Grampian Transport Museum (GTM) has some great exhibits and a private track to drive them on.
So, when I got a call offering me a journalistic scoop, I couldn’t wait to get my teeth into the rare old car that had just arrived.
A broad hint was given; it’s the Mini’s 60th anniversary year, and GTM will be celebrating this on August 25, so I was expecting a Cooper S version from the Mini family tree.
At first sight it looked like I’d be driving a right lemon, sorry orange. I didn’t know whether to squeeze it or drive it! Yes, it really is a mobile orange built on a Mini platform, adapted from what was originally a 1969 car with a Mini one litre automatic engine.
But what a thing of beauty. You enter via the one rear door, to a freshly upholstered interior, with orange segment roof, orange seats, with a facia and trim that’s, yes, orange.
What you see here is one of only four Outspan Orange Minis in existence, and the only one in private hands; the new owner being a good friend of the museum. The other three are in South Africa, so this really is a scoop.
And Outspan is still pretty protective of its promotional fruits. Before the restoration was undertaken, permission had to be obtained from Outspan. My research found that Outspan was ahead of the game back in the early 1970s, clearly understanding market segmentation, and the power of public relations (PR).
To support the creative PR activity, there was a bevy of international “Outspan girls” who participated in carefully choreographed promotional events around the globe. There are pages of notes on file with the briefing notes for the “girls”, with instructions even on how and when they had to wear the wigs provided to get that wholesome “Outspan” look.
Cars supported the PR activity. Outspan used at least two Rolls-Royces to promote the brand, with a 1933 Rolls-Royce 20/25 Sedanca de Ville in Outspan livery; and also a number of Mark 3 Ford Cortinas with orange tops. But the Mini has to be the pick of the bunch, it really is a peach.
Before the track test I was advised not to go over 30mph… as it might roll over. I noted that all the weight is over the front, with the engine high up in front of the driver. Apparently, the prototype rolled over like a large golf ball when first taken to the road. In true Baldrick style I hatched a cunning plan. I asked some road rest dummies/passengers along to weigh down the side and rear of the car… then I’d try to crack the magical 30. Hold on, here we go.
Sitting in the pilot’s seat, the old fruit felt more like a people carrier than a Mini. I’d say space for about four or five and the driver. As the driver, you have to suspend your normal driving position. Yes, your left foot is placed on the floor, the right is required to take up a horizontal position, in a carefully created box where the pedals for accelerator and brake are housed.
Fired up, the Mini engine is typically Mini. Right, hand brake off (also weirdly located), no launch control to worry about, find Drive and push the fast pedal. The steering feels surprisingly direct and easy to use, in fact it inspires confidence.

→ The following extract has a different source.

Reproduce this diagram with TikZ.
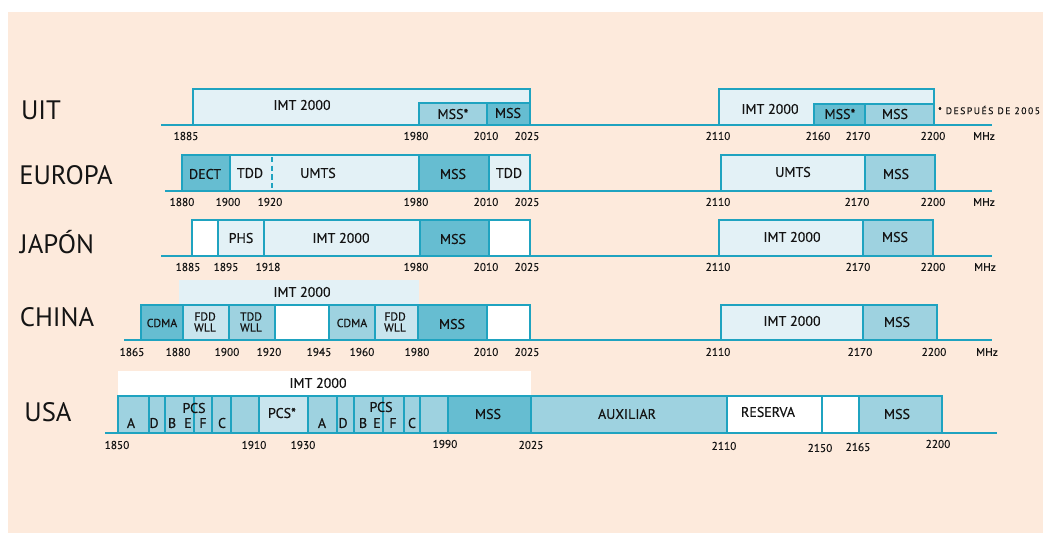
\documentclass[tikz,border=0pt]{standalone}
\usepackage{fontspec}
\setmainfont{PT Sans}
\newfontfamily\labfont[FakeBold=0.35]{PT Sans}
\definecolor{peach}{HTML}{FDEADC}
\definecolor{edge}{HTML}{1FA3C0}
\definecolor{pale}{HTML}{E3F1F6}
\definecolor{pale2}{HTML}{C9E5EE}
\definecolor{med}{HTML}{9ED2E0}
\definecolor{dark}{HTML}{66BDD1}
\definecolor{ink}{HTML}{141414}
\newcommand\bx[6]{\node[bxs,fill=#6,minimum width={(#3-#2)*0.75pt},minimum height={(#5-#4)*0.75pt},anchor=north west] (#1) at (#2,#4) {};}
\newcommand\tx[4]{\node[boxtext] (#1) at (#2,#3) {#4};}
\newcommand\tk[4]{\node[ticktext] (#1) at (#2,#3) {#4};}
\begin{document}
\begin{tikzpicture}[x=0.75pt,y=-0.75pt,
  bxs/.style={draw=edge,line width=1.3pt,inner sep=0pt,outer sep=0pt},
  axisline/.style={draw=edge,line width=2pt},
  boxtext/.style={text=ink,font=\labfont\fontsize{10.5}{11}\selectfont,inner sep=0pt},
  smalltext/.style={text=ink,font=\labfont\fontsize{8.8}{8.2}\selectfont,inner sep=0pt,align=center},
  ticktext/.style={text=ink,font=\labfont\fontsize{8.5}{9}\selectfont,inner sep=0pt},
  rowname/.style={text=ink,font=\fontsize{20}{22}\selectfont,inner sep=0pt}]
\useasboundingbox (0,0) rectangle (1043,533);
\fill[white] (0,0) rectangle (1043,533);
\fill[peach] (8,12) rectangle (1043,533);

% ---------------- UIT ----------------
\node[rowname] (nUIT) at (41,110) {UIT};
\bx{u1}{193}{530}{89}{125}{pale}
\bx{u2}{419}{487}{103}{125}{med}
\bx{u3}{487}{530}{103}{125}{dark}
\bx{u4}{719}{934}{89}{125}{pale}
\bx{u5}{814}{865}{104}{125}{dark}
\bx{u6}{865}{934}{104}{125}{med}
\tx{ut1}{302}{105}{IMT 2000}
\tx{ut2}{453}{114}{MSS*}
\tx{ut3}{508}{113}{MSS}
\tx{ut4}{770}{109}{IMT 2000}
\tx{ut5}{840}{114}{MSS*}
\tx{ut6}{895}{114}{MSS}
\node[text=ink,font=\labfont\fontsize{7.2}{7.5}\selectfont\addfontfeature{LetterSpace=16},inner sep=0pt,anchor=west] (unote) at (938,110) {* DESPUÉS DE 2005};
\coordinate (uA) at (161,125); \coordinate (uB) at (992,125);
\draw[axisline] (uA) -- (uB);
\tk{uk1}{186}{136}{1885}
\tk{uk2}{416}{136}{1980}
\tk{uk3}{486}{136}{2010}
\tk{uk4}{527}{136}{2025}
\tk{uk5}{718}{136}{2110}
\tk{uk6}{818}{136}{2160}
\tk{uk7}{858}{136}{2170}
\tk{uk8}{933}{136}{2200}
\tk{uk9}{984}{136}{MHz}

% ---------------- EUROPA ----------------
\node[rowname] (nEU) at (66,175) {EUROPA};
\bx{e1}{182}{230}{155}{191}{dark}
\bx{e2}{230}{419}{155}{191}{pale}
\bx{e3}{419}{489}{155}{191}{dark}
\bx{e4}{489}{530}{155}{191}{pale}
\bx{e5}{721}{865}{155}{191}{pale}
\bx{e6}{865}{935}{155}{191}{med}
\coordinate (eD1) at (272,157); \coordinate (eD2) at (272,189);
\draw[draw=edge,line width=1.3pt,dash pattern=on 4pt off 2.5pt] (eD1) -- (eD2);
\tx{et1}{205}{174}{DECT}
\tx{et2}{250}{173}{TDD}
\tx{et3}{318}{173}{UMTS}
\tx{et4}{453}{174}{MSS}
\tx{et5}{509}{173}{TDD}
\tx{et6}{793}{172}{UMTS}
\tx{et7}{896}{174}{MSS}
\coordinate (eA) at (165,191); \coordinate (eB) at (992,191);
\draw[axisline] (eA) -- (eB);
\tk{ek1}{182}{202}{1880}
\tk{ek2}{228}{202}{1900}
\tk{ek3}{270}{202}{1920}
\tk{ek4}{416}{202}{1980}
\tk{ek5}{486}{202}{2010}
\tk{ek6}{527}{202}{2025}
\tk{ek7}{718}{202}{2110}
\tk{ek8}{857}{202}{2170}
\tk{ek9}{933}{202}{2200}
\tk{ek10}{984}{202}{MHz}

% ---------------- JAPON ----------------
\node[rowname] (nJP) at (57,242) {JAPÓN};
\bx{j1}{192}{218}{220}{256}{white}
\bx{j2}{218}{264}{220}{256}{pale}
\bx{j3}{264}{420}{220}{256}{pale}
\bx{j4}{420}{489}{220}{256}{dark}
\bx{j5}{489}{530}{220}{256}{white}
\bx{j6}{719}{863}{220}{256}{pale}
\bx{j7}{863}{933}{220}{256}{med}
\tx{jt1}{241}{238}{PHS}
\tx{jt2}{341}{238}{IMT 2000}
\tx{jt3}{453}{239}{MSS}
\tx{jt4}{792}{237}{IMT 2000}
\tx{jt5}{895}{237}{MSS}
\coordinate (jA) at (161,256); \coordinate (jB) at (992,256);
\draw[axisline] (jA) -- (jB);
\tk{jk1}{188}{267}{1885}
\tk{jk2}{226}{267}{1895}
\tk{jk3}{268}{267}{1918}
\tk{jk4}{416}{267}{1980}
\tk{jk5}{486}{267}{2010}
\tk{jk6}{527}{267}{2025}
\tk{jk7}{718}{267}{2110}
\tk{jk8}{858}{267}{2170}
\tk{jk9}{933}{267}{2200}
\tk{jk10}{985}{267}{MHz}

% ---------------- CHINA ----------------
\node[rowname] (nCN) at (57,317) {CHINA};
\fill[pale] (179,280) rectangle (419,305);
\tx{ct0}{302}{292}{IMT 2000}
\bx{c1}{141}{183}{305}{340}{dark}
\bx{c2}{183}{229}{305}{340}{pale2}
\bx{c3}{229}{275}{305}{340}{med}
\bx{c4}{275}{329}{305}{340}{white}
\bx{c5}{329}{375}{305}{340}{med}
\bx{c6}{375}{418}{305}{340}{pale2}
\bx{c7}{418}{487}{305}{340}{dark}
\bx{c8}{487}{530}{305}{340}{white}
\bx{c9}{721}{863}{305}{340}{pale}
\bx{c10}{863}{937}{305}{340}{med}
\node[smalltext] (ct1) at (162,323) {CDMA};
\node[smalltext] (ct2) at (205,322) {FDD\\WLL};
\node[smalltext] (ct3) at (251,322) {TDD\\WLL};
\node[smalltext] (ct4) at (352,323) {CDMA};
\node[smalltext] (ct5) at (395,322) {FDD\\WLL};
\tx{ct6}{452}{324}{MSS}
\tx{ct7}{792}{321}{IMT 2000}
\tx{ct8}{897}{322}{MSS}
\coordinate (cA) at (124,340); \coordinate (cB) at (992,340);
\draw[axisline] (cA) -- (cB);
\tk{ck1}{132}{352}{1865}
\tk{ck2}{178}{352}{1880}
\tk{ck3}{227}{352}{1900}
\tk{ck4}{269}{352}{1920}
\tk{ck5}{319}{352}{1945}
\tk{ck6}{362}{352}{1960}
\tk{ck7}{417}{352}{1980}
\tk{ck8}{486}{352}{2010}
\tk{ck9}{527}{352}{2025}
\tk{ck10}{718}{352}{2110}
\tk{ck11}{860}{352}{2170}
\tk{ck12}{934}{352}{2200}
\tk{ck13}{987}{352}{MHz}

% ---------------- USA ----------------
\node[rowname] (nUS) at (48,412) {USA};
\fill[white] (118,371) rectangle (531,396);
\tx{st0}{318}{383}{IMT 2000}
\bx{s1}{118}{149}{396}{433}{med}
\bx{s2}{149}{165}{396}{433}{med}
\bx{s3}{165}{194}{396}{433}{med}
\bx{s4}{194}{212}{396}{433}{med}
\bx{s5}{212}{231}{396}{433}{med}
\bx{s6}{231}{259}{396}{433}{med}
\bx{s7}{259}{308}{396}{433}{pale2}
\bx{s8}{308}{337}{396}{433}{med}
\bx{s9}{337}{354}{396}{433}{med}
\bx{s10}{354}{383}{396}{433}{med}
\bx{s11}{383}{404}{396}{433}{med}
\bx{s12}{404}{420}{396}{433}{med}
\bx{s13}{420}{448}{396}{433}{med}
\bx{s14}{448}{531}{396}{433}{dark}
\bx{s15}{531}{727}{396}{433}{med}
\bx{s16}{727}{822}{396}{433}{white}
\bx{s17}{822}{859}{396}{433}{white}
\bx{s18}{859}{942}{396}{433}{med}
\tx{sa1}{131}{423}{A}
\tx{sd1}{154}{423}{D}
\tx{sb1}{172}{423}{B}
\tx{se1}{188}{423}{E}
\tx{sf1}{203}{423}{F}
\tx{sc1}{222}{423}{C}
\tx{sp1}{194}{408}{PCS}
\tx{sp2}{282}{413}{PCS*}
\tx{sa2}{322}{423}{A}
\tx{sd2}{343}{423}{D}
\tx{sb2}{363}{423}{B}
\tx{se2}{377}{423}{E}
\tx{sf2}{393}{423}{F}
\tx{sc2}{412}{423}{C}
\tx{sp3}{381}{407}{PCS}
\tx{sm1}{488}{414}{MSS}
\tx{sx1}{627}{414}{AUXILIAR}
\tx{sr1}{768}{412}{RESERVA}
\tx{sm2}{897}{414}{MSS}
\coordinate (sA) at (105,433); \coordinate (sB) at (997,433);
\draw[axisline] (sA) -- (sB);
\tk{sk1}{117}{445}{1850}
\tk{sk2}{254}{445}{1910}
\tk{sk3}{303}{445}{1930}
\tk{sk4}{445}{444}{1990}
\tk{sk5}{531}{445}{2025}
\tk{sk6}{724}{446}{2110}
\tk{sk7}{820}{448}{2150}
\tk{sk8}{858}{447}{2165}
\tk{sk9}{938}{444}{2200}
\end{tikzpicture}
\end{document}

By now we’re approaching the first corner and I fear a roll over. But no, we clip the apex neatly, I feed in the juice with my right foot and pull out the choke (an old trick to get more urge) as the iconic Mini speedo swings past 30 and on towards 40mph. Result.
See the Outspan Orange Mini at GTM inspiring runners for the Alford 10K on July 21, and then again at the 60 Years of Mini event on August 25. And another date for your diary is Sunday May 12 at the GTM event How Many Left?. This event will celebrate the cars that were once our staple diet and are now about as popular as skirlie. Once everywhere, now rare… that’s the concept. I’ll be there with my old Mercedes, and misbehaving as your compere, so try to say hello.